(Dataset items)
━━━
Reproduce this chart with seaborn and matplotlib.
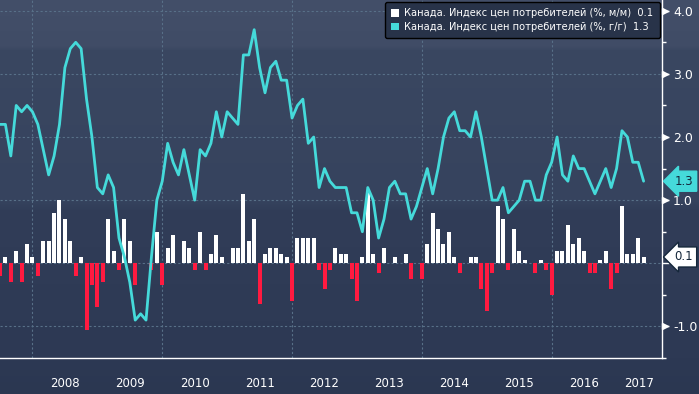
import numpy as np
import pandas as pd
import matplotlib
matplotlib.use("Agg")
import matplotlib.pyplot as plt
import seaborn as sns
from matplotlib.patches import Patch

# monthly data, Jun 2007 .. May 2017 (month-end points)
months = pd.period_range("2007-06", periods=120, freq="M")

# CPI, % m/m (bars)
cpi_mm = [
    -0.2, 0.1, -0.3, 0.2, -0.3, 0.3, 0.1,
    -0.2, 0.35, 0.35, 0.8, 1.0, 0.7, 0.35, -0.2, 0.1, -1.05, -0.35, -0.7,
    -0.3, 0.7, 0.2, -0.1, 0.7, 0.35, -0.35, 0.01, 0.01, -0.1, 0.5, -0.35,
    0.25, 0.45, 0.01, 0.35, 0.25, -0.1, 0.5, -0.1, 0.15, 0.45, 0.1, 0.01,
    0.25, 0.25, 1.1, 0.35, 0.7, -0.65, 0.15, 0.25, 0.25, 0.15, 0.1, -0.6,
    0.4, 0.4, 0.4, 0.4, -0.1, -0.4, -0.1, 0.25, 0.15, 0.15, -0.25, -0.6,
    0.1, 1.15, 0.15, -0.15, 0.25, 0.01, 0.1, 0.01, 0.15, -0.25,
    0.01, -0.25, 0.3, 0.8, 0.55, 0.3, 0.5, 0.1, -0.15, 0.01, 0.1, 0.1,
    -0.4, -0.75, -0.15, 0.9, 0.7, -0.1, 0.55, 0.2, 0.05, 0.01, -0.15, 0.05,
    -0.1, -0.5, 0.2, 0.2, 0.6, 0.3, 0.4, 0.2, -0.15, -0.15, 0.05, 0.2,
    -0.4, -0.15, 0.9, 0.15, 0.15, 0.4, 0.1,
]

# CPI, % y/y (line)
cpi_yy = [
    2.2, 2.2, 1.7, 2.5, 2.4, 2.5, 2.4,
    2.2, 1.8, 1.4, 1.7, 2.2, 3.1, 3.4, 3.5, 3.4, 2.6, 2.0, 1.2,
    1.1, 1.4, 1.2, 0.4, 0.1, -0.3, -0.9, -0.8, -0.9, 0.1, 1.0, 1.3,
    1.9, 1.6, 1.4, 1.8, 1.4, 1.0, 1.8, 1.7, 1.9, 2.4, 2.0, 2.4,
    2.3, 2.2, 3.3, 3.3, 3.7, 3.1, 2.7, 3.1, 3.2, 2.9, 2.9, 2.3,
    2.5, 2.6, 1.9, 2.0, 1.2, 1.5, 1.3, 1.2, 1.2, 1.2, 0.8, 0.8,
    0.5, 1.2, 1.0, 0.4, 0.7, 1.2, 1.3, 1.1, 1.1, 0.7, 0.9, 1.2,
    1.5, 1.1, 1.5, 2.0, 2.3, 2.4, 2.1, 2.1, 2.0, 2.4, 2.0, 1.5,
    1.0, 1.0, 1.2, 0.8, 0.9, 1.0, 1.3, 1.3, 1.0, 1.0, 1.4, 1.6,
    2.0, 1.4, 1.3, 1.7, 1.5, 1.5, 1.3, 1.1, 1.3, 1.5, 1.2, 1.5,
    2.1, 2.0, 1.6, 1.6, 1.3,
]

years = [2008, 2009, 2010, 2011, 2012, 2013, 2014, 2015, 2016, 2017]
y_ticks = [-1, 0, 1, 2, 3, 4]
y_labels = ["-1.0", "", "1.0", "2.0", "3.0", "4.0"]
label_mm = "Канада. Индекс цен потребителей (%, м/м)"
label_yy = "Канада. Индекс цен потребителей (%, г/г)"

CYAN = "#45dada"
RED = "#ff1a40"
GRID = "#587088"

df = pd.DataFrame({"i": np.arange(len(months)), "mm": cpi_mm, "yy": cpi_yy})
df["sign"] = np.where(df["mm"] >= 0, "up", "down")

sns.set_style("dark")
plt.rcParams["font.family"] = ["DejaVu Sans"]

fig = plt.figure(figsize=(6.99, 3.94), dpi=100)

# background gradient over the whole figure
bg = fig.add_axes([0, 0, 1, 1], zorder=-10)
stops_y = [0, 46, 50, 200, 210, 358, 394]
stops_c = ["#434f69", "#404c66", "#3a4761", "#36435e", "#313d58", "#2d3954", "#2b3751"]
rgb = np.array([matplotlib.colors.to_rgb(c) for c in stops_c])
rows = np.arange(394)
grad = np.stack([np.interp(rows, stops_y, rgb[:, k]) for k in range(3)], axis=1)
bg.imshow(grad[:, None, :], aspect="auto", extent=[0, 1, 0, 1])
bg.set_axis_off()

ax = fig.add_axes([0, 36 / 394, 662 / 699, 358 / 394])
ax.set_facecolor("none")

for y in y_ticks:
    ax.axhline(y, color=GRID, lw=0.8, ls=(0, (2, 2)), zorder=0.5)
for k in range(0, len(years), 2):
    ax.axvline(6 + 12 * k, color=GRID, lw=0.8, ls=(0, (2, 2)), zorder=0.5)

sns.barplot(data=df, x="i", y="mm", hue="sign", palette={"up": "white", "down": RED},
            native_scale=True, dodge=False, errorbar=None, legend=False,
            width=0.74, saturation=1, linewidth=0, ax=ax)
sns.lineplot(data=df, x="i", y="yy", color=CYAN, lw=2, ax=ax, zorder=3)

xmax = 122.4
ax.set_xlim(0, xmax)
ax.set_ylim(-1.49, 4.17)
ax.set_xlabel("")
ax.set_ylabel("")

# x axis: year separators as long ticks, year names in between
bounds = [6 + 12 * k for k in range(len(years))]
centers = [(b + min(b + 12, xmax)) / 2 for b in bounds]
ax.set_xticks(bounds)
ax.set_xticklabels([])
ax.set_xticks(centers, minor=True)
ax.set_xticklabels([str(y) for y in years], minor=True)
ax.tick_params(axis="x", which="major", length=26, width=1, color="#8d96a6", direction="out")
ax.tick_params(axis="x", which="minor", length=0, pad=14, labelsize=8.5, labelcolor="white")

# y axis on the right
ax.yaxis.tick_right()
ax.set_yticks(y_ticks)
ax.set_yticklabels(y_labels)
ax.set_yticks(np.arange(-1.5, 4.01, 0.5), minor=True)
ax.tick_params(axis="y", which="major", length=5, width=1, color="white", labelsize=9,
               labelcolor="white", pad=3)
ax.tick_params(axis="y", which="minor", length=3, width=1, color="white")
for y in [-1, 1, 2, 3, 4]:
    ax.plot([1.004], [y], marker=">", ms=4, color="white", transform=ax.get_yaxis_transform(),
            clip_on=False)

for s in ["top", "left"]:
    ax.spines[s].set_visible(False)
for s in ["right", "bottom"]:
    ax.spines[s].set_color("white")
    ax.spines[s].set_linewidth(1)

# last-value tags
ax.annotate(f"{cpi_yy[-1]:.1f}", xy=(1.0, cpi_yy[-1]), xycoords=("axes fraction", "data"),
            xytext=(9, 0), textcoords="offset points", va="center", ha="left", fontsize=8.5,
            color="#14263a", annotation_clip=False,
            bbox=dict(boxstyle="larrow,pad=0.3", fc=CYAN, ec=CYAN))
ax.annotate(f"{cpi_mm[-1]:.1f}", xy=(1.0, cpi_mm[-1]), xycoords=("axes fraction", "data"),
            xytext=(9, 0), textcoords="offset points", va="center", ha="left", fontsize=8.5,
            color="#14263a", annotation_clip=False,
            bbox=dict(boxstyle="larrow,pad=0.3", fc="white", ec="#14263a"))

handles = [Patch(fc="white", ec="none"), Patch(fc=CYAN, ec="none")]
labels = [f"{label_mm}  {cpi_mm[-1]:.1f}", f"{label_yy}  {cpi_yy[-1]:.1f}"]
leg = ax.legend(handles, labels, loc="upper right", bbox_to_anchor=(1.0, 1.0),
                fontsize=7.1, handlelength=0.8, handleheight=0.8, handletextpad=0.6,
                labelspacing=0.35, borderpad=0.6, borderaxespad=0.25,
                framealpha=1, fancybox=True)
leg.get_frame().set_facecolor("#283349")
leg.get_frame().set_edgecolor("black")
for t in leg.get_texts():
    t.set_color("white")

fig.savefig("out.png", dpi=100)
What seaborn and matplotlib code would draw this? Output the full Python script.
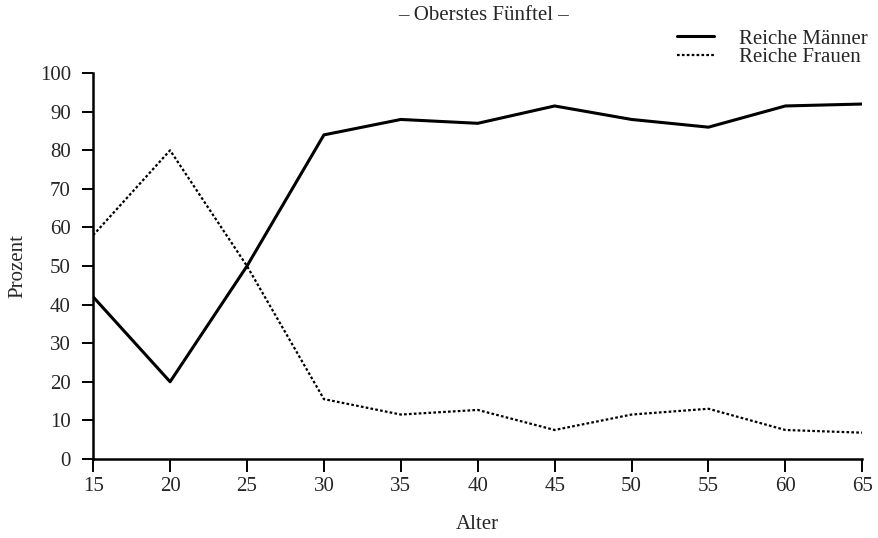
import matplotlib
matplotlib.use("Agg")
import matplotlib.pyplot as plt
import seaborn as sns
import pandas as pd

alter = [15, 20, 25, 30, 35, 40, 45, 50, 55, 60, 65]
reiche_maenner = [42, 20, 50, 84, 88, 87, 91.5, 88, 86, 91.5, 92]
reiche_frauen = [58, 80, 50, 15.5, 11.5, 12.7, 7.5, 11.5, 13, 7.5, 6.8]
serien = ["Reiche Männer", "Reiche Frauen"]
y_ticks = [0, 10, 20, 30, 40, 50, 60, 70, 80, 90, 100]

df = pd.DataFrame({
    "Alter": alter * 2,
    "Prozent": reiche_maenner + reiche_frauen,
    "Serie": [serien[0]] * len(alter) + [serien[1]] * len(alter),
})

sns.set_style("ticks")
plt.rcParams["font.family"] = ["Liberation Serif", "DejaVu Serif"]

FS = 15
fig = plt.figure(figsize=(8.79, 5.38), dpi=100)
ax = fig.add_axes([0.106, 0.147, 0.875, 0.717])

sns.lineplot(data=df, x="Alter", y="Prozent", style="Serie",
             dashes={serien[0]: "", serien[1]: (1.2, 1.0)},
             color="black", ax=ax, legend=False)
for line, lw in zip(ax.get_lines(), [2.2, 1.6]):
    line.set_linewidth(lw)

ax.set_xlim(15, 65)
ax.set_ylim(0, 100)
ax.set_xticks(alter)
ax.set_yticks(y_ticks)
ax.tick_params(axis="y", labelsize=FS, length=8, width=1.4, color="black", pad=8)
ax.tick_params(axis="x", labelsize=FS, length=9, width=1.4, color="black", pad=4)
ax.set_xlabel("Alter", fontsize=FS, labelpad=14)
ax.set_ylabel("Prozent", fontsize=FS, labelpad=9)
for s in ["top", "right"]:
    ax.spines[s].set_visible(False)
for s in ["left", "bottom"]:
    ax.spines[s].set_linewidth(1.8)
    ax.spines[s].set_color("black")

fig.text(0.55, 0.972, "– Oberstes Fünftel –", ha="center", va="center", fontsize=FS)

handles = ax.get_lines()
fig.legend(handles[:2], serien, loc="upper left", bbox_to_anchor=(0.770, 0.946),
           frameon=False, fontsize=FS, handlelength=1.8, handletextpad=1.2,
           labelspacing=-0.05, borderpad=0, borderaxespad=0)

fig.savefig("out.png", dpi=100)
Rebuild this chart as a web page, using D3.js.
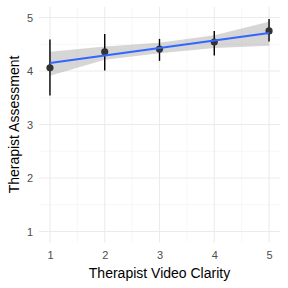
━━━
WHAT THE TASK ASKS ▸ Count each line of the entries that holds the word "matplotlib", then state the total and nothing more.

RESULT FOR THIS TASK ▸ 10